_INFORMATION SUPPLIED_.
--- BEGIN ---
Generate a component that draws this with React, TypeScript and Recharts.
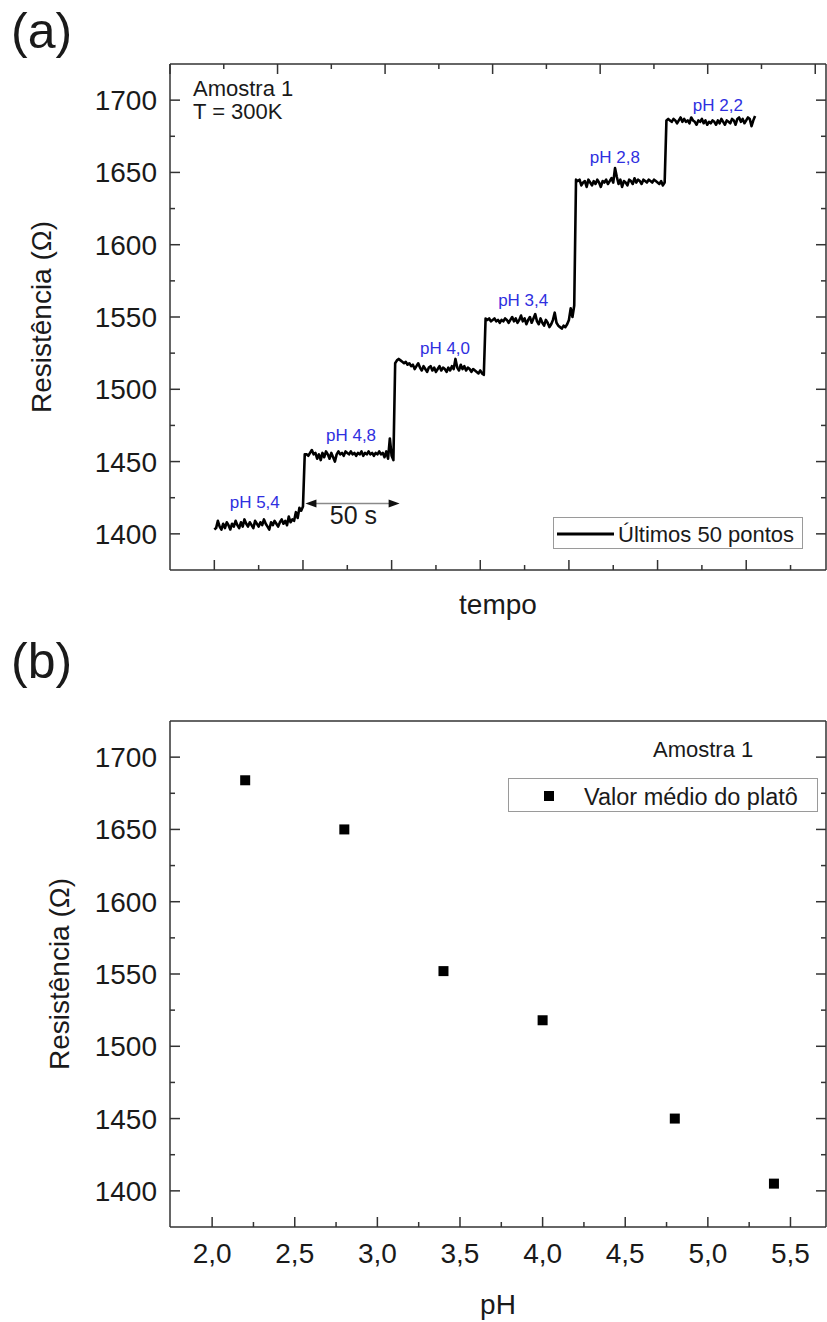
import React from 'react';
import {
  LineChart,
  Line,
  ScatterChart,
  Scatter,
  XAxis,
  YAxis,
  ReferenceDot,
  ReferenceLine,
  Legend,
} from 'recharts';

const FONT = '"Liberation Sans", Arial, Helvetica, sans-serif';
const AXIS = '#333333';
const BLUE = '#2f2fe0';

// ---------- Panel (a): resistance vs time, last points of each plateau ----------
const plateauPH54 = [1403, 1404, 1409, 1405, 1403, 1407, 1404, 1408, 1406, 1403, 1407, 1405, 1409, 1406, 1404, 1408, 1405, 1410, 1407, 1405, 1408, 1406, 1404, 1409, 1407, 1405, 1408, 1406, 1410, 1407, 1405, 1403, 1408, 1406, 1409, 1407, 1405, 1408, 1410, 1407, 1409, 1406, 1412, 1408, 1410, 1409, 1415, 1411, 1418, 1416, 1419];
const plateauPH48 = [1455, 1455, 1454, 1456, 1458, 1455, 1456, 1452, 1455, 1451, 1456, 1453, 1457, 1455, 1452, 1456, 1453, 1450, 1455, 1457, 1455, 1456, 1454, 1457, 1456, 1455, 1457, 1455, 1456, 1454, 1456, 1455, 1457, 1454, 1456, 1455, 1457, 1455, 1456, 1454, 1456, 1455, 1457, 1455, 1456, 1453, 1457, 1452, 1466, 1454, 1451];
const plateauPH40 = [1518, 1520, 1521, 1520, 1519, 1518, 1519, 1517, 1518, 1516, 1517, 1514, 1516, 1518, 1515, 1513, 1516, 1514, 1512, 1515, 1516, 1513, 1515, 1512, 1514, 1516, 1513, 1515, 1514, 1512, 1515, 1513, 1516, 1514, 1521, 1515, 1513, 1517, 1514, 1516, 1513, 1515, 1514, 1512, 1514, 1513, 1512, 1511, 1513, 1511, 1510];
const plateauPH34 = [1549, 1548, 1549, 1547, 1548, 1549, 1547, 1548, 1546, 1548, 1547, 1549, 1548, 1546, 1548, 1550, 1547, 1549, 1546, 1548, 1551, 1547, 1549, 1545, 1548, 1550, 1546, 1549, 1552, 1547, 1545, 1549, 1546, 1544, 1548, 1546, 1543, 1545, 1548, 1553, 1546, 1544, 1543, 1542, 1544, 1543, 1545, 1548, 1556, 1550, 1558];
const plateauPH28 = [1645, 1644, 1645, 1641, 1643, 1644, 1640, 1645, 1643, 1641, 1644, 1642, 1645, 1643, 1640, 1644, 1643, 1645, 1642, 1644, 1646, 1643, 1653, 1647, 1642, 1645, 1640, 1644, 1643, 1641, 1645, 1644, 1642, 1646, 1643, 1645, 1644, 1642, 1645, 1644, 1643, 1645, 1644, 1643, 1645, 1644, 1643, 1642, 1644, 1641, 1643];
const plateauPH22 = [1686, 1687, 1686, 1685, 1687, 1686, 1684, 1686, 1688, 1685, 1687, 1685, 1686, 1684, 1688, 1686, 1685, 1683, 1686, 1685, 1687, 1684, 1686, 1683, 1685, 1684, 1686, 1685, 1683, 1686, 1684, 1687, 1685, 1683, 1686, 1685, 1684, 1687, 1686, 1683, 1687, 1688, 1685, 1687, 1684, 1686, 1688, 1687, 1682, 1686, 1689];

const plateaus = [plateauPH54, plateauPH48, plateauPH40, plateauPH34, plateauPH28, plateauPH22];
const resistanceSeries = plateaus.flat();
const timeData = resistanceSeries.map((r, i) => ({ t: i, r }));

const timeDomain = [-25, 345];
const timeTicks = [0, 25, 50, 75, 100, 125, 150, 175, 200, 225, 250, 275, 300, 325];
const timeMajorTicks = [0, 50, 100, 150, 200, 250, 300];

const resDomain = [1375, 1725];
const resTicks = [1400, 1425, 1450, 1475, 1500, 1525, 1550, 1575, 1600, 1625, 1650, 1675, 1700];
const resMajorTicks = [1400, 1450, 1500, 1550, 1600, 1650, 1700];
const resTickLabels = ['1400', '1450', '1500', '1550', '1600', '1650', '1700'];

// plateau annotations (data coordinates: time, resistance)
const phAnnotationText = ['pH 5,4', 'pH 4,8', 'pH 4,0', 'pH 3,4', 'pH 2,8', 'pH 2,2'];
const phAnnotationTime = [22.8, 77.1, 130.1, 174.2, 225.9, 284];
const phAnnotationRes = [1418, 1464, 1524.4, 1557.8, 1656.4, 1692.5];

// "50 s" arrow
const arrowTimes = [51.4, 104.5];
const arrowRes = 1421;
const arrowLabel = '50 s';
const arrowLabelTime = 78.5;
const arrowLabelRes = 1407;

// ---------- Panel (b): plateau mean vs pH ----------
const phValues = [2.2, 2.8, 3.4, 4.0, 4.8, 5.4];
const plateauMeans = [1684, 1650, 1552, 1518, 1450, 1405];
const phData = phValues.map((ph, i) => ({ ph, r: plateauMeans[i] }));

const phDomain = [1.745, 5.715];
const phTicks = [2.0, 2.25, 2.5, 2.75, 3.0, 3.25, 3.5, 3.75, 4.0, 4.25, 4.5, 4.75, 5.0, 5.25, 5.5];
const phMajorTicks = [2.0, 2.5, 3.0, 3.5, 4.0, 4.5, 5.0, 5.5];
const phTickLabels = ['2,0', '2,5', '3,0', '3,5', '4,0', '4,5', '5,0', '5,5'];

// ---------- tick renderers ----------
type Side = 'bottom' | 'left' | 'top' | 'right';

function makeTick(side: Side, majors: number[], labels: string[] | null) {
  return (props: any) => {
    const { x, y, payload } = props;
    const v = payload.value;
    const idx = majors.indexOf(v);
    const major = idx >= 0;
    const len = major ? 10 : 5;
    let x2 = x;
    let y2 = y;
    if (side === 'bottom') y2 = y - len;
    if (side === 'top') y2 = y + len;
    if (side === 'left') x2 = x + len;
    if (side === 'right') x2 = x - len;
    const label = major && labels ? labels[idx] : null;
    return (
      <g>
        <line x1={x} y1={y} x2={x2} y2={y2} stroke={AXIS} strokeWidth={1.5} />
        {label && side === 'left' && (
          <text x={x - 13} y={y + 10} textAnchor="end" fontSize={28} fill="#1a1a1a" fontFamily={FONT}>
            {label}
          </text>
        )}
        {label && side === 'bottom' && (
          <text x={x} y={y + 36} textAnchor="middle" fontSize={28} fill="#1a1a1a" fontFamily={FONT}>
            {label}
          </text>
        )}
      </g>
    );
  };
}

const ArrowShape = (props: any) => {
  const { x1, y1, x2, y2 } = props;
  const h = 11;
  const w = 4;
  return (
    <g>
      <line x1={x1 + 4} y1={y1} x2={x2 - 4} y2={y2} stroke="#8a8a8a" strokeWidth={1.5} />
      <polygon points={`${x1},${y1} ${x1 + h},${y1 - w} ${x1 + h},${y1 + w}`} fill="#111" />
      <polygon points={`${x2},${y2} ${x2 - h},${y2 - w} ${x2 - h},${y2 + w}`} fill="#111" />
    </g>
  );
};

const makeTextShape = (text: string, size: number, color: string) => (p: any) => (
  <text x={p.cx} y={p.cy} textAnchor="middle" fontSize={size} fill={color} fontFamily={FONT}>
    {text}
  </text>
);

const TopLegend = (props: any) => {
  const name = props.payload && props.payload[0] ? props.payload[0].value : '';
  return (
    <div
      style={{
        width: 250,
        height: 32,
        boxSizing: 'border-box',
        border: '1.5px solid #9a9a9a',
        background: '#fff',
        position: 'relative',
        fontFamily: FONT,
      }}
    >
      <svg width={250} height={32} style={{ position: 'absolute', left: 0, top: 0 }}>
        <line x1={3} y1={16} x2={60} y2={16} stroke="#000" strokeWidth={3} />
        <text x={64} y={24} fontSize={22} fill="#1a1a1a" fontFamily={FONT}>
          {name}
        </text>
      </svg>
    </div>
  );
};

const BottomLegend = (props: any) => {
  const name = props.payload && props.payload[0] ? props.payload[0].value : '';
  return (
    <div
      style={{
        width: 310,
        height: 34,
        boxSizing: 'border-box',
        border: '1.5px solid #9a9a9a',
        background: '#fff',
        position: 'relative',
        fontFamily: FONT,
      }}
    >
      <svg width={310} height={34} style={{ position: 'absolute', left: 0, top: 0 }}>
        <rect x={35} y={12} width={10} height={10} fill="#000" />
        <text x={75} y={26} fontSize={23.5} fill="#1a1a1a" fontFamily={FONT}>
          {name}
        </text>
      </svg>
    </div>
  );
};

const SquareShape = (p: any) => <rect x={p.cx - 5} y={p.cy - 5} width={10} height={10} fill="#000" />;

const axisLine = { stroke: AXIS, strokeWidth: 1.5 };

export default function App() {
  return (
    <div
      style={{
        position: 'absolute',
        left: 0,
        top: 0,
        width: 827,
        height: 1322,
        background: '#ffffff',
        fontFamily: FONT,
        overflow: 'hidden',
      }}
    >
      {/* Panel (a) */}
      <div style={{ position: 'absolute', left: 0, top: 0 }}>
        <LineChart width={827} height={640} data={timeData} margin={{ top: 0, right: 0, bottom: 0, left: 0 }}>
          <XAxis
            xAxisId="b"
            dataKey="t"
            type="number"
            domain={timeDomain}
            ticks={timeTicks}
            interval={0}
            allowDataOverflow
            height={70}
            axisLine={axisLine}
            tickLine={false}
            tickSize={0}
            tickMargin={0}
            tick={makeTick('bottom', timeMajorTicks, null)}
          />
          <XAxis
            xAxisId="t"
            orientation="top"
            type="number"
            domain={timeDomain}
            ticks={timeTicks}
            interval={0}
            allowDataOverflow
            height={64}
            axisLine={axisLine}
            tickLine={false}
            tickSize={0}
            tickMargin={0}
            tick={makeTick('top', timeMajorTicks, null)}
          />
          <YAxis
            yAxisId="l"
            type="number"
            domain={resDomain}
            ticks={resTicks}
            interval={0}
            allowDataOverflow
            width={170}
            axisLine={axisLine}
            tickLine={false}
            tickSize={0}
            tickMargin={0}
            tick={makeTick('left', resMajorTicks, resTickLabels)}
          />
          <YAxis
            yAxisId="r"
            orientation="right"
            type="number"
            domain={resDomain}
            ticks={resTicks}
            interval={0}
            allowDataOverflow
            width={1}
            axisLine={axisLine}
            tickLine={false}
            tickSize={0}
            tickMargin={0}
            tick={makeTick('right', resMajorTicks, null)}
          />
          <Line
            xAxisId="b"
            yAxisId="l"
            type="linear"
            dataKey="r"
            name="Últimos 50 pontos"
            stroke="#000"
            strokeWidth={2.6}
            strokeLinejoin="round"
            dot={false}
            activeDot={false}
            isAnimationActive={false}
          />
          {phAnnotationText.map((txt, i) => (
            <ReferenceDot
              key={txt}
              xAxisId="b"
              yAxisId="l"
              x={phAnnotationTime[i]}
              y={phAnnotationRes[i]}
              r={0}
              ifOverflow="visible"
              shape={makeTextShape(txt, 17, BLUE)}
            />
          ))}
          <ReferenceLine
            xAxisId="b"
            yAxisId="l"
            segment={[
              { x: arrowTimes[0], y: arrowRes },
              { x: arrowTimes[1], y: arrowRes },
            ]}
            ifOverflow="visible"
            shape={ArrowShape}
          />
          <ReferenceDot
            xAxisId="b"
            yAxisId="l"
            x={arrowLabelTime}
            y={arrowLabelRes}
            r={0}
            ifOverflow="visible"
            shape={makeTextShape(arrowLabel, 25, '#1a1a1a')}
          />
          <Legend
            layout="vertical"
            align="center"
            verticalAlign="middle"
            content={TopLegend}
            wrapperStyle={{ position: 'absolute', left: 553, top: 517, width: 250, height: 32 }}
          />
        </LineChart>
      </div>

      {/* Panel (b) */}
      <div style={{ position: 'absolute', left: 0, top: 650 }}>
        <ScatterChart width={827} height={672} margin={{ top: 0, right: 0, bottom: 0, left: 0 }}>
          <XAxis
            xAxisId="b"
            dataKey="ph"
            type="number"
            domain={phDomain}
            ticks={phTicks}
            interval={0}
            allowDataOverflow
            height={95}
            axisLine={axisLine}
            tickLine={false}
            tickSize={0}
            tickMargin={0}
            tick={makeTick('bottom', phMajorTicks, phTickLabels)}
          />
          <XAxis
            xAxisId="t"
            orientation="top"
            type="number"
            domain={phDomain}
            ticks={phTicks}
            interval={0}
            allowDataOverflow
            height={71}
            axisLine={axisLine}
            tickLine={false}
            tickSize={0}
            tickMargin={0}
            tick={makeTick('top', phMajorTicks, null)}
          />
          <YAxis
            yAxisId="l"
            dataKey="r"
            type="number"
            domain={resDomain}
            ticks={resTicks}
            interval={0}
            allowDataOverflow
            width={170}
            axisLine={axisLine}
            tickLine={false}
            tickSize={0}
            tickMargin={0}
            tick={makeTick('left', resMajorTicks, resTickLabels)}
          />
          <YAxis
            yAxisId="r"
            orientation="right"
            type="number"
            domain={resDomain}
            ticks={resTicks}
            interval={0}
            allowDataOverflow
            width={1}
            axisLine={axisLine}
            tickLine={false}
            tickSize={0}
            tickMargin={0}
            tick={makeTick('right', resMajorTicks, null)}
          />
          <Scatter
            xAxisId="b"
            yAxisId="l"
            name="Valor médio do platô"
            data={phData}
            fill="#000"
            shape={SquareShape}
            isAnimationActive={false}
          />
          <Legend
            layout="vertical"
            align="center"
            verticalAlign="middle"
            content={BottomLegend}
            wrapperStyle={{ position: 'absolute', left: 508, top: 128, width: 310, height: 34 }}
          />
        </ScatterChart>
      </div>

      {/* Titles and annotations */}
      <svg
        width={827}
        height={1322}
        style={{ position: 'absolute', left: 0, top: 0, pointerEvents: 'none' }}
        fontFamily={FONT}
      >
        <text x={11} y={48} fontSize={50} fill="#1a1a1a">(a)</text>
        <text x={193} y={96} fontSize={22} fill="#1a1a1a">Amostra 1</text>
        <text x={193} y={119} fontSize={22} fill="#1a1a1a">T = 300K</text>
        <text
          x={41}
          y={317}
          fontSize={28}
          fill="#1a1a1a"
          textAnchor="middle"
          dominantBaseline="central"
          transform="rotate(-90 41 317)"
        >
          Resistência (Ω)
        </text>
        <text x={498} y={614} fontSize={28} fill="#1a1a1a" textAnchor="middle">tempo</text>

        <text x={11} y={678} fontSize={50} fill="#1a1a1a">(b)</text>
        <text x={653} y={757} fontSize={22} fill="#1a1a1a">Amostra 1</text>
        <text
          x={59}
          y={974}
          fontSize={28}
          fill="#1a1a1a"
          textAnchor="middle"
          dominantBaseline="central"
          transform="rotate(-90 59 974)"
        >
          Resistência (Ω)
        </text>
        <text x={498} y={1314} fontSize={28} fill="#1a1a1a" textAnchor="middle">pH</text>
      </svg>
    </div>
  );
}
--- END ---
_DIRECTIONS FOR THIS TASK_.
Where a line contains the string "React", extract that line.

_EXERCISE OUTPUT_.
Generate a component that draws this with React, TypeScript and Recharts.
import React from 'react';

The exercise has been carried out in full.